I am not against EMRs (electronic medical records). The key is that it has to work for me and not the other way around. To be fair to these EMR companies, that will never work if all the doctor is trying to do is massage the note so they optimize his payment. In other words, as long as the doctor is working for the government or insurance company, a perfect EMR will not exist.
What if the doctor didn’t work for the gov’t or insurance companies? What if the physician put up his/her own shingle and charged patients a reasonable monthly fee to see them? What would he/she use? Personally, I considered going back to paper charts. There are a few problems, however. One is office space. The second is the on-call issue. Being able to access charts 24/7 is a nice value to patients when they need a prescription, etc and it is nighttime or you are out of town.
I have been doing direct primary care for about 6 months now. I am about half way filled and I started my practice from scratch. In other words, I did not have a full panel to pull from when I made the decision that I was all in for DPC. That put me at a financial disadvantage but it also meant I was not locked into any computer system. I had seen some options for EMRs for DPC at conferences but the guy that really convinced me that this type of practice was for me was also the guy who has his own system. Josh Umbehr at Atlas.MD is one of the pioneers in direct primary care. Not only has he figured how to make his practice successful but he has also developed a reasonable costing cloud EMR for others to rent. (Full disclosure: Josh has his ad on this site and I use EMR his product in exchange for that space).
So do I like the Atlas.MD product? Absolutely. Now there was some things to get used to, however. I had used Allscripts, Centricity, and others so I was proficient in EMR use. The problem is that what I really was used to was writing a note so it codes correctly. Trying to forget all that was tough. I had to relearn how to make a chart that was about narrative and care. I needed to make my notes work for me to protect me in case of a lawsuit but more importantly, tell a story so that I can continue with good care the next time the patient came. The Atlas.MD product allows me to do that. That isn’t its strongest advantage, though. The Atlas.MD let’s me bill the patient monthly without having to think about it. When patients join, they have to build their chart on my website (so I don’t have to) and then enter their credit card. Each month, their fee is pulled and I get paid. No fuss, no muss. The Atlas.MD also allows me to use my smartphone for everything. I can access charts, fax prescriptions, send text message, send emails, and so much more. This EMR lets me do almost everything I used to do on the other products but in a much simpler way. Oh, and each communication via email or text is automatically routed through the EMR and saved in the patient’s chart. In other words, I don’t have to type it in later.

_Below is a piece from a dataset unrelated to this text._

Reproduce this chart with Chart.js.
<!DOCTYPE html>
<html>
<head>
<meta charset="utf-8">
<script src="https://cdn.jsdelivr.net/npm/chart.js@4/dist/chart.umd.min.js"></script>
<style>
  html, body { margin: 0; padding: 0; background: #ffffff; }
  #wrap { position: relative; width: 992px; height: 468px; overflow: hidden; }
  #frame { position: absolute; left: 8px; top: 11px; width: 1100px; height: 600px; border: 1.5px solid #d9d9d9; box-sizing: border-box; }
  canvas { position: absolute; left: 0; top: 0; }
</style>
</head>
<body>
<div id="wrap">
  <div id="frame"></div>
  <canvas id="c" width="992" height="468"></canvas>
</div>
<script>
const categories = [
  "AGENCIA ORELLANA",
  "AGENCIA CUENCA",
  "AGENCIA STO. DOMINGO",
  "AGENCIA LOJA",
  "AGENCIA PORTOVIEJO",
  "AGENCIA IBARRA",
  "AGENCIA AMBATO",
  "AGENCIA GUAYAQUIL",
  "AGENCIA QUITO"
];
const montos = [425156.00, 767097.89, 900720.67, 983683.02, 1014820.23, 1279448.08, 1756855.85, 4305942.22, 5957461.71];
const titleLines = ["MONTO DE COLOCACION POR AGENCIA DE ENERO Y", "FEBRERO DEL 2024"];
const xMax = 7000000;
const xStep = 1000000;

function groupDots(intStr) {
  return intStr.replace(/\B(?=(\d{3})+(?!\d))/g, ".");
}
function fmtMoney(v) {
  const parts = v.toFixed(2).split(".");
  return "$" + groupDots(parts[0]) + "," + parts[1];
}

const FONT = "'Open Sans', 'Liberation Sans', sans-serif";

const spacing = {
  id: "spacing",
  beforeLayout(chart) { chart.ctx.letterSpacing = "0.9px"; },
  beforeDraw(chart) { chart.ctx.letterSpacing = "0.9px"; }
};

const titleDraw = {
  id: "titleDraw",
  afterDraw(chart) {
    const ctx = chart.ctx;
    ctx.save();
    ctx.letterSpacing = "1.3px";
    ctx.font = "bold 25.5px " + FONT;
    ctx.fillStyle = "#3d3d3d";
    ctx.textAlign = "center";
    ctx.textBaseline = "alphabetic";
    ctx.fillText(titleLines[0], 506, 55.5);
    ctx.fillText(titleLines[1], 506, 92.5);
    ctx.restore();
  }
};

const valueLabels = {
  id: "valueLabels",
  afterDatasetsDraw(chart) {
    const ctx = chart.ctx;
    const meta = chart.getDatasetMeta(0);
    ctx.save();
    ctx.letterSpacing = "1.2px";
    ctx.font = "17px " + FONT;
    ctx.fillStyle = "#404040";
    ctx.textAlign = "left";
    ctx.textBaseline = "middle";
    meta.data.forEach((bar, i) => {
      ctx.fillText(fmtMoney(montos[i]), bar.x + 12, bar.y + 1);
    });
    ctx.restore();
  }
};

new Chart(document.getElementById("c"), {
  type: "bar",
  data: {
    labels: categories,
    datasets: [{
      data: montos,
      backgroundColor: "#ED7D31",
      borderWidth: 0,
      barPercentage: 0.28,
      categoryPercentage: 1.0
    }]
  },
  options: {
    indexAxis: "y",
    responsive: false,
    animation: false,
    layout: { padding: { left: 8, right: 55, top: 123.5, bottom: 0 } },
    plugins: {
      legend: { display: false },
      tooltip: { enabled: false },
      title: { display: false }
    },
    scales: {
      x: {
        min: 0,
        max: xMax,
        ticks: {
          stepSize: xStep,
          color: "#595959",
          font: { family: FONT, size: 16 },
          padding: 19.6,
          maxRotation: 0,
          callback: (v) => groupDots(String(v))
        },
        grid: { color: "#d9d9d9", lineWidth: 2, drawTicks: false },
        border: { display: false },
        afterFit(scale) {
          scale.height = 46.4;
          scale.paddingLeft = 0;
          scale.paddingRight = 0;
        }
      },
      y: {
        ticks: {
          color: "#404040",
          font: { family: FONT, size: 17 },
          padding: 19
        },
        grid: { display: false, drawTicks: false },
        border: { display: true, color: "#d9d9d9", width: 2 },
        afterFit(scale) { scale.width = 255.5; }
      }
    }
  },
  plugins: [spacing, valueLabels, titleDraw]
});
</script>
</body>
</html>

I wanted to do this review for a while now. If anyone is interested in more information, just email me or go to the Atlas.MD website. I do not get a commission or referral fee. Could this product be better? Sure. Everything could be better and I think they really do a good job taking feedback to update their system. There is a happy medium between wanting perfection in an EMR versus realizing you don’t need all those bells and whistles any more because you are not shackled to the gov’t or insurance system. When you get to that point, like I finally did, you realize that this product may be the best medical record system for your direct primary care practice.